A 2014 National Forensic Science Laboratory study that looked at the trends of clinical toxicology cases in Nepal from 2002-2012 showed that of the total poisoning cases due to insecticides, 71% were by ingesting the organophosphorus compounds Metacid (Methyl parathion) and Nuvan (Dichlorovos). Pyrethroid, carbamate and organochlorine were also used. Some of these pesticides are actually banned in Nepal, but available over the counter.
A Central Police Forensic Science Laboratory study conducted over the past three years shows organophosphorus compounds and aluminium phosphide as the most common active ingredients in poisoning cases. Data from seven tertiary hospitals across Nepal found Celphos (aluminium phosphide used to kill rodents) as the most common pesticide in those admitted for poisoning.
The Centre for Pesticide Suicide Prevention in collaboration with the University of Edinburgh and Nepal Public Health Foundation is collecting three years worth of hospital and forensic data to analyse self-poisoning. Prof Michael Eddleston of the University of Edinburgh is the principal investigator and was recently in Nepal.
“I don’t think it’s ever possible to use pesticide safely. You have to make pesticides non-toxic to humans, animals and the environment. We are trying to identify the problematic pesticides that are killing people here and provide that information to the concerned authorities so that they are banned and replaced with safer pesticides,” Eddleston told Nepali Times.

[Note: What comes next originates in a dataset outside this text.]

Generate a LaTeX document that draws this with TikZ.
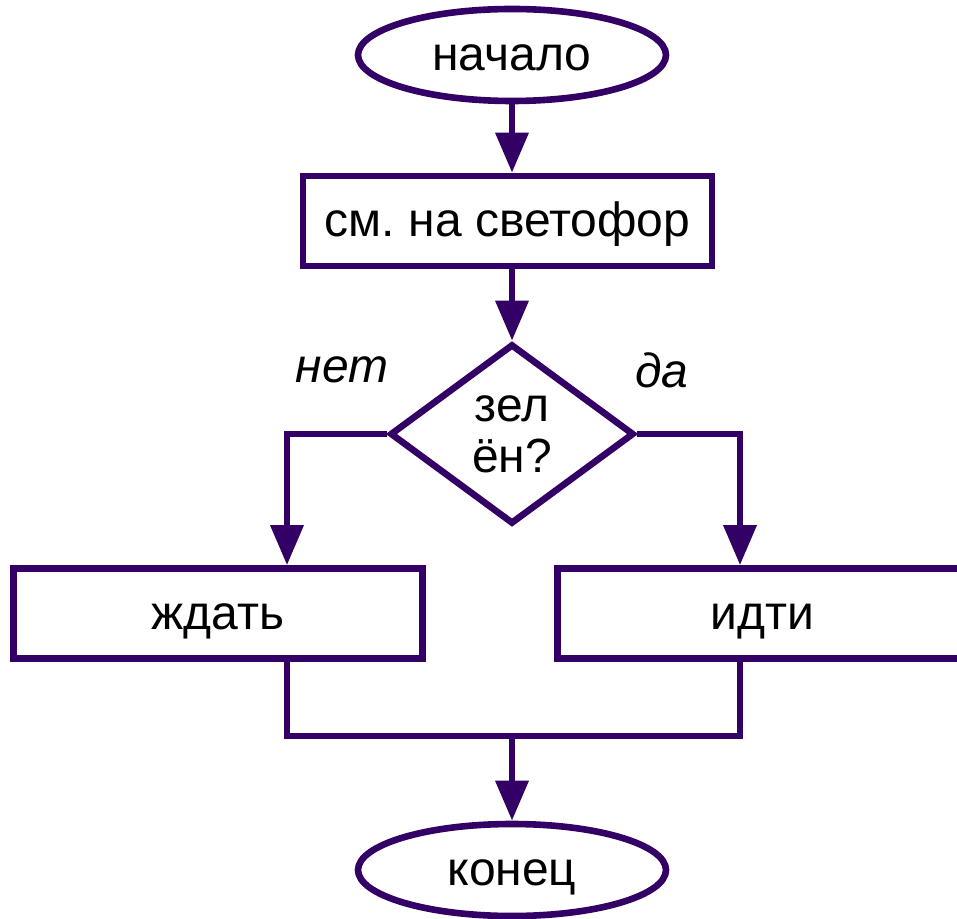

The Nepal Public Health Foundation is also organising a two-day national conference (9-10 January) focussed on healthy farming and reducing pesticide use.
Indeed Bangladesh, Korea and Sri Lanka have shown that removing highly hazardous pesticides from agricultural practice is key to preventing suicide deaths without affecting agricultural output. The good news is that some of the most toxic pesticides are being banned in Nepal.
In 2019, when the Centre for Pesticide Suicide Prevention pinpointed Dichlorvos and 3g tablets of aluminium phosphide as the most common causes of pesticide suicide in Nepal, the Plant Quarantine and Pesticide Management Centre placed a ban on both the pesticides, to be enforced after a grace period of two years for the chemicals already on the market.
Similarly, before Metacid (Methyl parathion) was prohibited in 2006, up to 68% of Nepalis killing themselves were using the chemical. After the ban, this figure came down to 8%.
“Prevention is better than cure and that is exactly what pesticide ban does. And this has a double benefit: it reduces suicide death while also bringing down the rampant use of pesticides in agriculture, leading to a decline in pesticide residue,” adds Sharma, who retired after banning the two pesticides.
Despite the ban, however, the smuggling of pesticides across the open border with India remains a challenge, and experts call for crossborder cooperation to fight it.
Says Rakesh Ghimire of Teaching Hospital: “Control of pesticides especially in agricultural areas is important, but as important is pesticide information centres and treatment when the poisoning happens.”